While the rise of quantum computers may one day help solve complex problems and deliver information with unhackable security, there is lack of a material platforms for scalable realization of quantum technologies. For instance, the most interesting magnetic property of the celebrated quantum spin liquids (QSLs) is the possibility of quantum mechanical encryption and transport of information, protected against environmental influences. Despite extensive studies on QSLs, they are still far away from applications. One obstacle is that most of the studied QSLs are insulators and electronically inert, which is incompatible with an electrical circuit that relies on moving charge carriers. The grand challenge is to find a way to convert the entanglement information into mobile charge signal by “metallizing” quantum magnets.
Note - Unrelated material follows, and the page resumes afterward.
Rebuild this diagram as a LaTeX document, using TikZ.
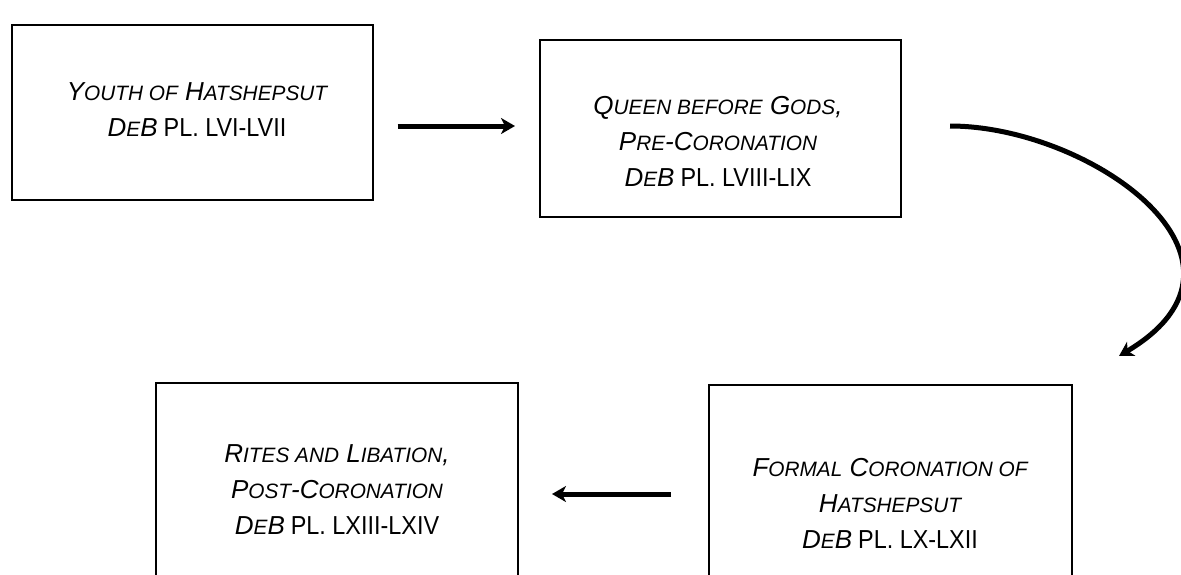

In this talk, I will introduce a unique approach by designing and synthesizing new epitaxial heterostructures based on geometrically frustrated magnets to address this obstacle. I will give two examples: (i) Bi₂Ir₂O₇/Dy₂Ti₂O₇ (BIO/DTO) heterostructure in which the thin BIO film was deposited on DTO single crystal. The transport data measured on the BIO thin film reflects the Kagome spin ice broken phase transition of the underlying DTO crystal; (ii) Bi₂Ir₂O₇/Yb₂Ti₂O₇ (BIO/YbTO) heterostructure in which the abnormal magnetoresistance of the BIO film, the scaling behavior of both the temperature and magnetic field dependences, strongly correlates to the strong quantum spin fluctuations in Yb₂Ti₂O₇ crystal.